In the 1820s, as American politics became increasingly partisan, Federalist opponents of Jefferson and his party, the Republicans, belittled the Declaration of Independence. Timothy Pickering and others charged that the Declaration of Independence was not an intellectual departure, but rather that it expressed ideas that were completely common at the time. In the first excerpt, Jefferson writes to James Madison, answering the charges that the Declaration was a "commonplace compilation." In the second excerpt, Madison responds.
... they [the committee of five tasked by Congress to draft the Declaration] unanimously pressed on myself alone to undertake the draught. I consented; I drew it; but before I reported it to the committee, I communicated it separately to Dr. Franklin and Mr. Adams requesting their corrections; because they were the two members of whose judgments and amendments I wished most to have the benefit, before presenting it to the Committee; ... their alterations were two or three only, and merely verbal. I then wrote a fair copy, reported it to the Committee; and from them, unaltered to Congress. ... whether I had gathered my ideas from reading or reflection I do not know. I know only that I turned to neither book or pamphlet while writing it.

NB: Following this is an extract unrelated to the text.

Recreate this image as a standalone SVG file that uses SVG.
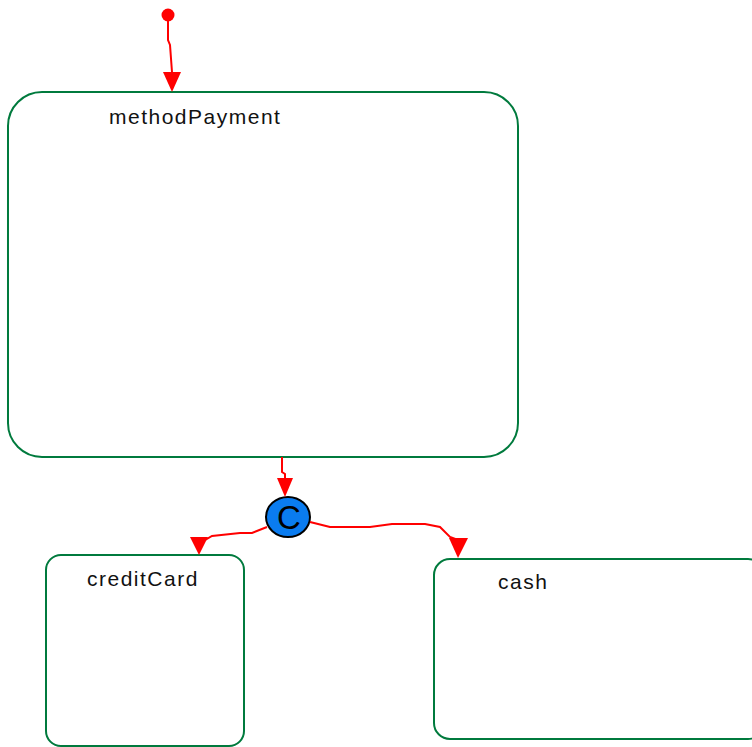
<svg xmlns="http://www.w3.org/2000/svg" width="752" height="747" viewBox="0 0 752 747">
<style>
.state{fill:#fff;stroke:#007a3d;stroke-width:2}
.lbl{font-family:"Liberation Sans",Arial,sans-serif;font-size:21px;letter-spacing:1.5px;fill:#111}
.tr{fill:none;stroke:#f00;stroke-width:2}
.ah{fill:#f00}
</style>
<rect width="752" height="747" fill="#fff"/>
<g id="methodPayment">
<rect class="state" x="8" y="92" width="510" height="365" rx="34" ry="34"/>
<text class="lbl" x="109" y="124">methodPayment</text>
</g>
<g id="creditCard">
<rect class="state" x="46" y="555" width="198" height="191" rx="15" ry="15"/>
<text class="lbl" x="87" y="586">creditCard</text>
</g>
<g id="cash">
<rect class="state" x="434" y="559" width="330" height="180" rx="16" ry="16"/>
<text class="lbl" x="498" y="589">cash</text>
</g>
<g id="initial">
<circle cx="168" cy="15" r="6.5" fill="#f00"/>
</g>
<g id="choice">
<ellipse cx="288" cy="517" rx="22" ry="20" fill="#0a7cf0" stroke="#000" stroke-width="2"/>
<text x="289" y="529" text-anchor="middle" font-family="'Liberation Sans',Arial,sans-serif" font-size="33" fill="#000">C</text>
</g>
<g id="connectors">
<path class="tr" d="M168,21 L168,40 L170,45 L172,72"/>
<polygon class="ah" points="163,72 181,72 172,92"/>
<path class="tr" d="M282,457 L282,472 L285,474 L285,479"/>
<polygon class="ah" points="277,478 293,478 285,497"/>
<path class="tr" d="M267,527 L252,533 L240,533 L212,536 L205,540 L200,540"/>
<polygon class="ah" points="190,537 208,537 199,555"/>
<path class="tr" d="M310,522 L330,527 L370,527 L392,524 L425,524 L440,527 L450,537 L458,540"/>
<polygon class="ah" points="449,538 468,538 458,558"/>
</g>
</svg>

I did not consider it as any part of my charge to invent new ideas altogether and to offer no sentiment which had ever been expressed before.
Madison responded on September 23:
Nothing can be more absurd than the cavil that the Declaration contains known and not new truths. The object was to assert not to discover truths, and to make them the basis of the Revolutionary Act. The merit of the Draught could consist only in lucid communication of human rights, a condensed enumeration of the reasons for such an exercise of them, and in a style and tone appropriate to the great occasion, and to the spirit of the American people.
Jefferson to James Madison, August 30, 1823 and Madison to Jefferson, September 23, 1823, The Thomas Jefferson Papers Series 1. General Correspondence. 1651-1827, Library of Congress.